Meanwhile, the dollex rose in intra-day trades to a new 20-month high of 82.76. A rise in risk aversion globally has resulted in a flight from high-yielding currencies such as the euro and Asian currencies.
The Reserve Bank of India (RBI) is said to have intervened, albeit only in small measure. What has exacerbated the rupee's fall is weak domestic factors and the resultant repatriation of dollars by foreign investors, treasury officials said. The dollar's rally against the rupee will be sharper than other currencies because of fundamental problems, said Moses Harding, head of research and asset liability management at IndusInd Bank. Harding expects rupee to be in 55.50-58.50 range in the coming days. The big currency fall of the last few weeks has prompted exporters to wait while importers have used every opportunity to buy dollars.
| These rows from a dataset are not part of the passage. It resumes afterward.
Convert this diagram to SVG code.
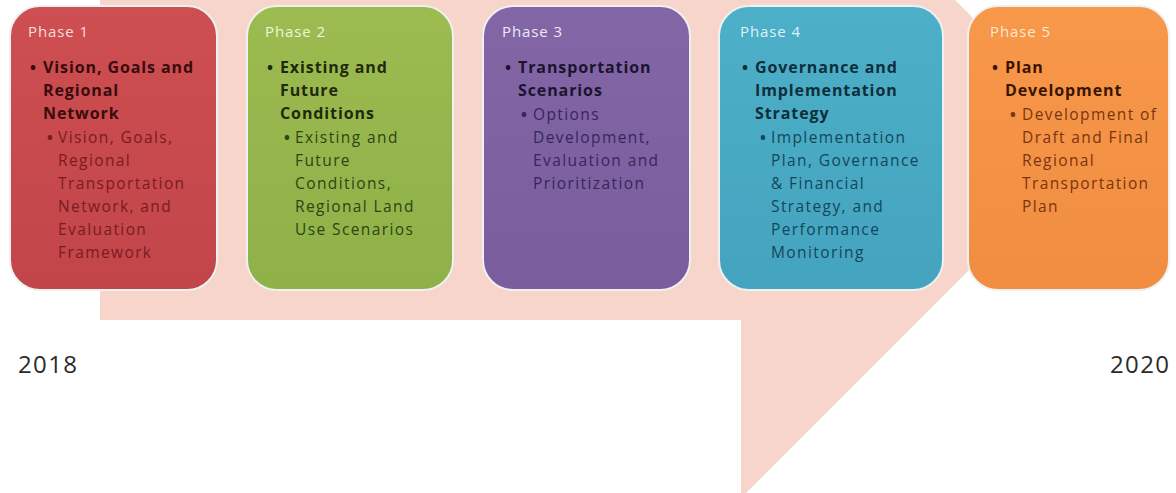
<svg xmlns="http://www.w3.org/2000/svg" width="1176" height="493" viewBox="0 0 1176 493">
  <style>
    .phase { font-family: "Open Sans", Lato, sans-serif; font-size: 15px; letter-spacing: 0.9px; }
    .head { font-family: "Open Sans", Lato, sans-serif; font-size: 16px; font-weight: bold; letter-spacing: 0.9px; }
    .sub { font-family: "Open Sans", Lato, sans-serif; font-size: 15.5px; letter-spacing: 1.4px; }
    .dot { letter-spacing: 0; font-weight: bold; }
    .year { font-family: "Open Sans", Lato, sans-serif; font-size: 24px; letter-spacing: 1.4px; fill: #2b2b2b; }
    .box { stroke: #eef1f1; stroke-width: 2; }
  </style>
  <defs>
    <linearGradient id="gRed" x1="0" y1="0" x2="0" y2="1">
      <stop offset="0" stop-color="#cd4f51"/><stop offset="1" stop-color="#c2454a"/>
    </linearGradient>
    <linearGradient id="gGreen" x1="0" y1="0" x2="0" y2="1">
      <stop offset="0" stop-color="#9cbb51"/><stop offset="1" stop-color="#8fb148"/>
    </linearGradient>
    <linearGradient id="gPurple" x1="0" y1="0" x2="0" y2="1">
      <stop offset="0" stop-color="#8366a6"/><stop offset="1" stop-color="#7a5d9c"/>
    </linearGradient>
    <linearGradient id="gTeal" x1="0" y1="0" x2="0" y2="1">
      <stop offset="0" stop-color="#4eafc8"/><stop offset="1" stop-color="#44a4bf"/>
    </linearGradient>
    <linearGradient id="gOrange" x1="0" y1="0" x2="0" y2="1">
      <stop offset="0" stop-color="#f8984a"/><stop offset="1" stop-color="#f08d40"/>
    </linearGradient>
  </defs>

  <rect width="1176" height="493" fill="#ffffff"/>

  <!-- background callout band -->
  <polygon points="100,-20 935,-20 995,40 995,244 741,498 741,320 100,320" fill="#f7d5ca"/>

  <!-- Phase 1 -->
  <g id="phase1">
    <rect class="box" x="10" y="6" width="207" height="284" rx="30" fill="url(#gRed)"/>
    <text class="phase" x="28" y="37" fill="#f6dcdb">Phase 1</text>
    <text class="head" fill="#3a0b0d">
      <tspan class="dot" x="30" y="73">•</tspan>
      <tspan x="43" y="73">Vision, Goals and</tspan>
      <tspan x="43" y="96">Regional</tspan>
      <tspan x="43" y="119">Network</tspan>
    </text>
    <text class="sub" fill="#7a1b1f">
      <tspan class="dot" x="47" y="143">•</tspan>
      <tspan x="58" y="143">Vision, Goals,</tspan>
      <tspan x="58" y="166">Regional</tspan>
      <tspan x="58" y="189">Transportation</tspan>
      <tspan x="58" y="212">Network, and</tspan>
      <tspan x="58" y="235">Evaluation</tspan>
      <tspan x="58" y="258">Framework</tspan>
    </text>
  </g>

  <!-- Phase 2 -->
  <g id="phase2">
    <rect class="box" x="247" y="6" width="206" height="284" rx="30" fill="url(#gGreen)"/>
    <text class="phase" x="265" y="37" fill="#eef5da">Phase 2</text>
    <text class="head" fill="#1f2a0b">
      <tspan class="dot" x="267" y="73">•</tspan>
      <tspan x="280" y="73">Existing and</tspan>
      <tspan x="280" y="96">Future</tspan>
      <tspan x="280" y="119">Conditions</tspan>
    </text>
    <text class="sub" fill="#2d4511">
      <tspan class="dot" x="284" y="143">•</tspan>
      <tspan x="295" y="143">Existing and</tspan>
      <tspan x="295" y="166">Future</tspan>
      <tspan x="295" y="189">Conditions,</tspan>
      <tspan x="295" y="212">Regional Land</tspan>
      <tspan x="295" y="235">Use Scenarios</tspan>
    </text>
  </g>

  <!-- Phase 3 -->
  <g id="phase3">
    <rect class="box" x="483" y="6" width="207" height="284" rx="30" fill="url(#gPurple)"/>
    <text class="phase" x="502" y="37" fill="#efe8f7">Phase 3</text>
    <text class="head" fill="#1c1330">
      <tspan class="dot" x="505" y="73">•</tspan>
      <tspan x="518" y="73">Transportation</tspan>
      <tspan x="518" y="96">Scenarios</tspan>
    </text>
    <text class="sub" fill="#36275a">
      <tspan class="dot" x="521" y="120">•</tspan>
      <tspan x="533" y="120">Options</tspan>
      <tspan x="533" y="143">Development,</tspan>
      <tspan x="533" y="166">Evaluation and</tspan>
      <tspan x="533" y="189">Prioritization</tspan>
    </text>
  </g>

  <!-- Phase 4 -->
  <g id="phase4">
    <rect class="box" x="719" y="6" width="224" height="284" rx="30" fill="url(#gTeal)"/>
    <text class="phase" x="740" y="37" fill="#dcf4fb">Phase 4</text>
    <text class="head" fill="#0d2e3b">
      <tspan class="dot" x="742" y="73">•</tspan>
      <tspan x="755" y="73">Governance and</tspan>
      <tspan x="755" y="96">Implementation</tspan>
      <tspan x="755" y="119">Strategy</tspan>
    </text>
    <text class="sub" fill="#12475b">
      <tspan class="dot" x="760" y="143">•</tspan>
      <tspan x="771" y="143">Implementation</tspan>
      <tspan x="771" y="166">Plan, Governance</tspan>
      <tspan x="771" y="189">&amp; Financial</tspan>
      <tspan x="771" y="212">Strategy, and</tspan>
      <tspan x="771" y="235">Performance</tspan>
      <tspan x="771" y="258">Monitoring</tspan>
    </text>
  </g>

  <!-- Phase 5 -->
  <g id="phase5">
    <rect class="box" x="968" y="6" width="201" height="284" rx="30" fill="url(#gOrange)"/>
    <text class="phase" x="990" y="37" fill="#fde8d4">Phase 5</text>
    <text class="head" fill="#3a1400">
      <tspan class="dot" x="992" y="73">•</tspan>
      <tspan x="1005" y="73">Plan</tspan>
      <tspan x="1005" y="96">Development</tspan>
    </text>
    <text class="sub" fill="#7a3411">
      <tspan class="dot" x="1010" y="120">•</tspan>
      <tspan x="1022" y="120">Development of</tspan>
      <tspan x="1022" y="143">Draft and Final</tspan>
      <tspan x="1022" y="166">Regional</tspan>
      <tspan x="1022" y="189">Transportation</tspan>
      <tspan x="1022" y="212">Plan</tspan>
    </text>
  </g>

  <!-- timeline end labels -->
  <g id="years">
    <text class="year" x="18" y="373">2018</text>
    <text class="year" x="1110" y="373">2020</text>
  </g>

  <!-- no connectors in this chart -->
  <g id="connectors"/>
</svg>
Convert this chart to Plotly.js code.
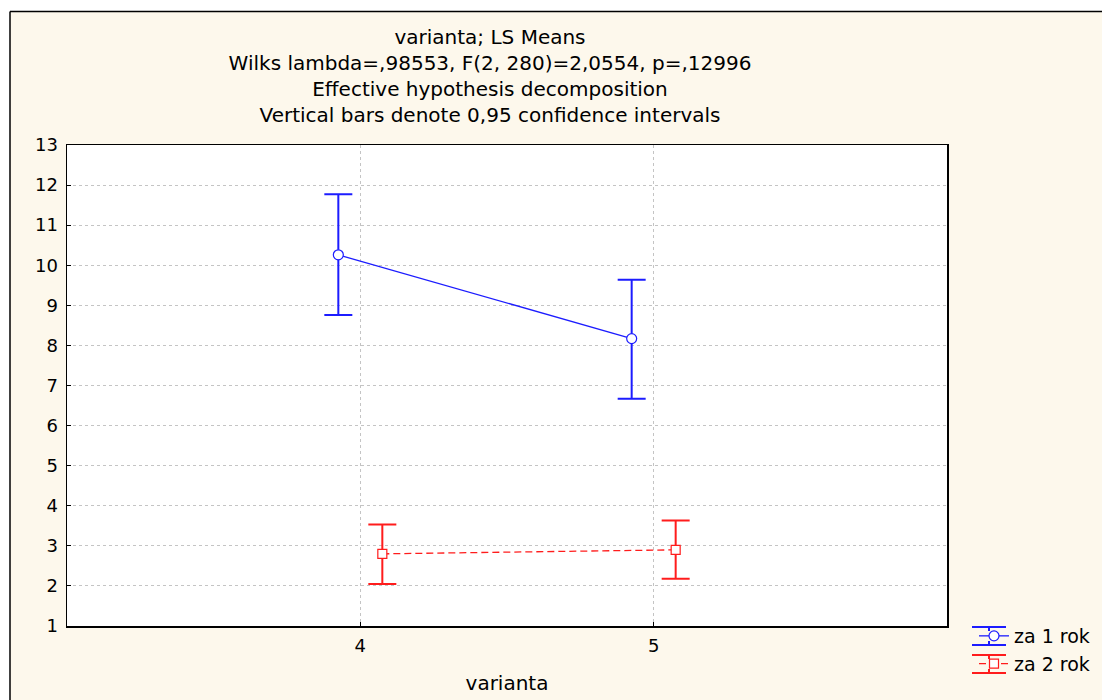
<!DOCTYPE html>
<html>
<head>
<meta charset="utf-8">
<script src="https://cdn.plot.ly/plotly-3.0.1.min.js"></script>
<style>html,body{margin:0;padding:0;background:#fff;}#chart{width:1102px;height:700px;}</style>
</head>
<body>
<div id="chart"></div>
<script>
// ---- data ----
const categories = [4, 5];
const seriesNames = ["za 1 rok", "za 2 rok"];
const mean1 = [10.26, 8.17];
const lower1 = [8.76, 6.67];
const upper1 = [11.77, 9.64];
const mean2 = [2.80, 2.90];
const lower2 = [2.05, 2.18];
const upper2 = [3.53, 3.63];
const yTicks = [1,2,3,4,5,6,7,8,9,10,11,12,13];
const titleLines = [
  "varianta; LS Means",
  "Wilks lambda=,98553, F(2, 280)=2,0554, p=,12996",
  "Effective hypothesis decomposition",
  "Vertical bars denote 0,95 confidence intervals"
];
const xTitle = "varianta";

// ---- styles ----
const FONT = "DejaVu Sans, Arial, sans-serif";
const BLUE = "#1c1cff";
const RED = "#ff1c1c";
const CREAM = "#fdf8ec";
const W = 1102, H = 700;
const M = {l: 67, r: 155, t: 145, b: 74};
const PW = W - M.l - M.r, PH = H - M.t - M.b;
const px2x = p => (p - M.l) / PW;
const px2y = p => (H - M.b - p) / PH;

function errs(mean, lo, hi) {
  return {
    type: "data", symmetric: false,
    array: hi.map((h, i) => h - mean[i]),
    arrayminus: lo.map((l, i) => mean[i] - l)
  };
}

const traces = [
  {
    type: "scatter", mode: "lines+markers", name: seriesNames[0],
    x: categories, y: mean1, offsetgroup: "1",
    line: {color: BLUE, width: 1.3},
    marker: {symbol: "circle", size: 10, color: "#ffffff", line: {color: BLUE, width: 1.2}},
    error_y: Object.assign(errs(mean1, lower1, upper1), {color: BLUE, thickness: 2, width: 14})
  },
  {
    type: "scatter", mode: "lines+markers", name: seriesNames[1],
    x: categories, y: mean2, offsetgroup: "2",
    line: {color: RED, width: 1.3, dash: "7px,4px"},
    marker: {symbol: "square", size: 9, color: "#ffffff", line: {color: RED, width: 1.2}},
    error_y: Object.assign(errs(mean2, lower2, upper2), {color: RED, thickness: 2, width: 14})
  }
];

// legend icon error-bar caps (decoration of legend symbols)
const legendIconX = 989, legendRowY = [636, 664], capHalf = 17, capOff = 9, markerR = 5;
const legendColors = [BLUE, RED];
const legendShapes = [];
legendRowY.forEach((ry, i) => {
  const c = legendColors[i];
  [-capOff, capOff].forEach(o => {
    legendShapes.push({type: "line", xref: "paper", yref: "paper", layer: "above",
      x0: px2x(legendIconX - capHalf), x1: px2x(legendIconX + capHalf),
      y0: px2y(ry + o), y1: px2y(ry + o), line: {color: c, width: 2}});
    legendShapes.push({type: "line", xref: "paper", yref: "paper", layer: "above",
      x0: px2x(legendIconX), x1: px2x(legendIconX),
      y0: px2y(ry + o), y1: px2y(ry + Math.sign(o) * markerR), line: {color: c, width: 2}});
  });
});

// outer frame: white strip outside, black border at top and left
const frameLeft = 10, frameTop = 11.5;
const frameShapes = [
  {type: "rect", xref: "paper", yref: "paper", layer: "above",
   x0: px2x(-5), x1: px2x(W + 5), y0: px2y(frameTop), y1: px2y(-5),
   fillcolor: "#ffffff", line: {width: 0}},
  {type: "rect", xref: "paper", yref: "paper", layer: "above",
   x0: px2x(-5), x1: px2x(frameLeft), y0: px2y(H + 5), y1: px2y(-5),
   fillcolor: "#ffffff", line: {width: 0}},
  {type: "line", xref: "paper", yref: "paper", layer: "above",
   x0: px2x(frameLeft), x1: px2x(W + 5), y0: px2y(frameTop), y1: px2y(frameTop),
   line: {color: "#000", width: 1.5}},
  {type: "line", xref: "paper", yref: "paper", layer: "above",
   x0: px2x(frameLeft), x1: px2x(frameLeft), y0: px2y(frameTop), y1: px2y(H + 5),
   line: {color: "#000", width: 1.5}}
];

const layout = {
  width: W, height: H,
  margin: Object.assign({autoexpand: false}, M),
  paper_bgcolor: CREAM,
  plot_bgcolor: "#ffffff",
  font: {family: FONT, size: 18, color: "#000"},
  scattermode: "group",
  scattergap: 0.7,
  title: {
    text: titleLines.join("<br>"),
    font: {family: FONT, size: 20, color: "#000"},
    x: 490 / W, xref: "container", xanchor: "center",
    y: 1 - 44 / H, yref: "container", yanchor: "top"
  },
  xaxis: {
    range: [3, 6], tickvals: categories, ticktext: categories.map(String),
    showline: true, mirror: true, linecolor: "#000", linewidth: 1.5,
    ticks: "inside", ticklen: 4, tickcolor: "#000",
    showgrid: true, gridcolor: "#c4c4c4", griddash: "dot", gridwidth: 1,
    zeroline: false, tickfont: {family: FONT, size: 18}, ticklabelstandoff: 3,
    title: {text: xTitle, font: {family: FONT, size: 20}, standoff: 21}
  },
  yaxis: {
    range: [1, 13], tickvals: yTicks,
    showline: true, mirror: true, linecolor: "#000", linewidth: 1.5,
    ticks: "inside", ticklen: 4, tickcolor: "#000",
    showgrid: true, gridcolor: "#c4c4c4", griddash: "dot", gridwidth: 1,
    zeroline: false, tickfont: {family: FONT, size: 18}, ticklabelstandoff: 4
  },
  showlegend: true,
  legend: {
    x: px2x(974), xanchor: "left", y: px2y(617), yanchor: "top",
    bgcolor: "rgba(0,0,0,0)", font: {family: FONT, size: 19},
    tracegroupgap: 0, itemwidth: 30
  },
  shapes: frameShapes.concat(legendShapes)
};

Plotly.newPlot("chart", traces, layout, {displayModeBar: false, staticPlot: true});
</script>
</body>
</html>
There is panic-buying among importers. Month-end demand is also making things worse, said the chief foreign exchange dealer at a state-owned bank.
Foreign institutional investors (FIIs) have sold $178.71 million worth of shares so far in May but have bought $647 million worth of bonds. FIIs have sold stocks and bonds worth $779 million in April.
On Tuesday, the finance ministry announced measures to boost dollar inflows, easing norms for qualified institutional investors (QFI) by allowing them to buy corporate bonds up to a limit of $1 billion. Dealers said the move had little impact on the currency as these may not result in immediate dollar flows. QFIs have not used the limits under investments in debt schemes of mutual fund and may not be inclined to invest in corporate bonds either, dealers said.
Concerns over the widening current account and fiscal deficits, the government's perceived lack of flexibility and constraints in going ahead with reforms and high inflation have turned the sentiment highly bearish for the economy and the currency, treasury officials said. India's current account deficit ballooned to 4.1% of GDP in October-December, while flows to the capital account were far less than that required for financing the gap.
Fears that the GDP growth for 2011-12 could be worse than expected has only added to the currency's woes. Forecasts by economists show that GDP for January-March period could be 6.1% and 6.3% for 2011-12.
India's story has likely de-rated. All of this is reflected in S&Ps recent sovereign outlook downgrade of India from stable to negative, said Citigroup in a note. While the economic milieu is potent for further depreciation of the rupee, more aggressive dollar sales by the RBI could prevent it, dealers said.